I don't know how many of you are math nerds on here (I know at least a couple are!) but I found an interesting article dealing with complex systems and how people are learning to predict the approach of phase transitions in systems. This theory has been applied to the measure the stability of ecosystems, a person's mental health (in those with biopolar and depressive disorders, economics, and climate.
Article is here: _https://www.quantamagazine.org/20151117-natures-critical-warning-system/
[quote author= the juicy bits]Crawford “Buzz” Holling, an eminent Canadian theoretical ecologist, had begun reminiscing about a celebrated explanation of insect outbreaks that he and two collaborators had developed in 1978. They showed that in a mathematical model of an evolving forest ecosystem, when conditions were just right, it was possible for a small change in these conditions to touch off a sudden explosion of tree-killing insects, as happens every few decades in eastern Canadian and American spruce and fir forests. But there was one aspect of the model that Holling said he had never understood: Before an outbreak, when insects were still scarce but the model forest was drifting toward its tipping point, the insect population would start to vary more and more erratically from one place to another across the forest.

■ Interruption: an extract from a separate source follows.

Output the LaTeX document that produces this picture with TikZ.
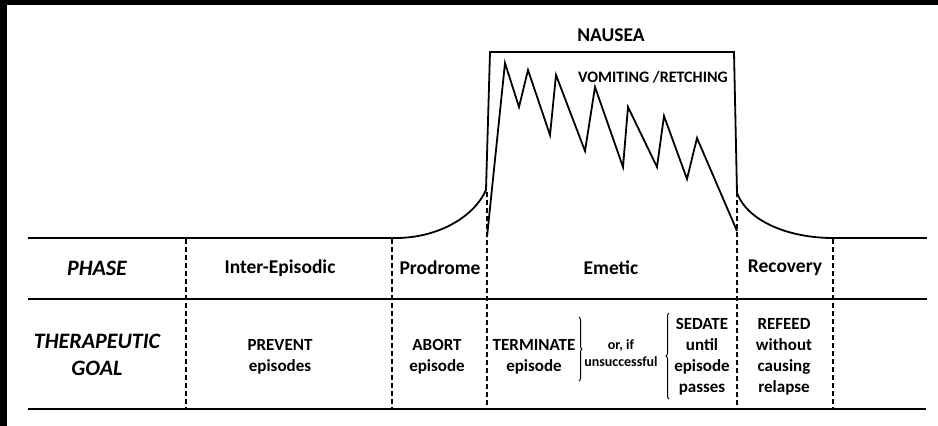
\documentclass[tikz,border=0pt]{standalone}
\usepackage{fontspec}
\setmainfont{Carlito}
\usetikzlibrary{decorations.pathreplacing}

\begin{document}
\begin{tikzpicture}[x=1pt,y=1pt,yscale=-1,xscale=1,
  rowline/.style={line width=2pt},
  sepline/.style={line width=1.3pt, dash pattern=on 5pt off 3pt},
  trace/.style={line width=1.8pt, line join=miter},
  bracket/.style={line width=1pt, decorate, decoration={brace, amplitude=3pt}},
  phasetxt/.style={font=\bfseries\fontsize{19.5}{23}\selectfont, inner sep=0.75pt},
  headtxt/.style={font=\bfseries\itshape\fontsize{22}{27}\selectfont, align=center, inner sep=0.75pt},
  goaltxt/.style={font=\bfseries\fontsize{17}{21}\selectfont, align=center, inner sep=0.75pt},
  smalltxt/.style={font=\bfseries\fontsize{14}{17}\selectfont, align=center, inner sep=0.75pt}]
\useasboundingbox (0,0) rectangle (938,426);
%frame edges
\fill (0,0) rectangle (938,5);
\fill (0,0) rectangle (7,426);

%Straight Lines: rows
\draw [rowline] (28,238) -- (392,238);
\draw [rowline] (833,238) -- (927,238);
\draw [rowline] (28,299) -- (927,299);
\draw [rowline] (28,409) -- (926,409);

%Dashed Lines: phase borders
\draw [sepline] (186,239) -- (186,408);
\draw [sepline] (392,239) -- (392,408);
\draw [sepline] (487,192) -- (487,408);
\draw [sepline] (737,192) -- (737,408);
\draw [sepline] (833,239) -- (833,408);

%Curve Lines: nausea
\draw [trace] (392,238) .. controls (440,239) and (475,215) .. (486,190) -- (490,52) -- (734,52) -- (737,193) .. controls (748,222) and (790,238) .. (833,238);
%Straight Lines: vomiting
\draw [trace] (487,237) -- (505,63) -- (519,107) -- (528,70) -- (550,135) -- (556,75) -- (585,151) -- (595,87) -- (623,167) -- (628,107) -- (657,167) -- (664,116) -- (687,179) -- (697,138) -- (737,231);

% Text Node
\node [phasetxt] (nausea) at (611,35) {NAUSEA};
% Text Node
\node [phasetxt, font=\bfseries\fontsize{16}{19}\selectfont] (vomit) at (653,77) {VOMITING /RETCHING};
% Text Node
\node [headtxt] (phase) at (97,268) {PHASE};
% Text Node
\node [phasetxt] (interep) at (280,268) {Inter-Episodic};
% Text Node
\node [phasetxt] (prodrome) at (440,268) {Prodrome};
% Text Node
\node [phasetxt] (emetic) at (611,268) {Emetic};
% Text Node
\node [phasetxt] (recovery) at (785,268) {Recovery};
% Text Node
\node [headtxt] (goal) at (97,355) {THERAPEUTIC\\GOAL};
% Text Node
\node [goaltxt] (prevent) at (280,357) {PREVENT\\episodes};
% Text Node
\node [goaltxt] (abort) at (437,357) {ABORT\\episode};
% Text Node
\node [goaltxt] (terminate) at (534,357) {TERMINATE\\episode};
% Text Node
\node [smalltxt] (orif) at (621,353) {or, if\\unsuccessful};
% Text Node
\node [goaltxt] (sedate) at (702,357) {SEDATE\\until\\episode\\passes};
% Text Node
\node [goaltxt] (refeed) at (784,357) {REFEED\\without\\causing\\relapse};

%Braces
\draw [bracket] (579,317) -- (579,381);
\draw [bracket] (669,399) -- (669,313);

\end{tikzpicture}
\end{document}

Sitting across the table was William “Buz” Brock, a mathematical economist specializing in dynamical systems at Madison. Brock knew right away why the variance in the insect population had increased near the brink of an outbreak. He whipped out a yellow legal pad, and, over a couple of bottles of wine, explained critical slowing down to his ecologist companions. Carpenter said he realized “immediately” that the phenomenon could serve as an ecological warning signal. It turned out the German ecologist Christian Wissel had made the same point 20 years earlier, but hardly anyone had noticed. “The work that we started doing after that 2003 conversation has really spawned a growth industry in ecology,” Carpenter said.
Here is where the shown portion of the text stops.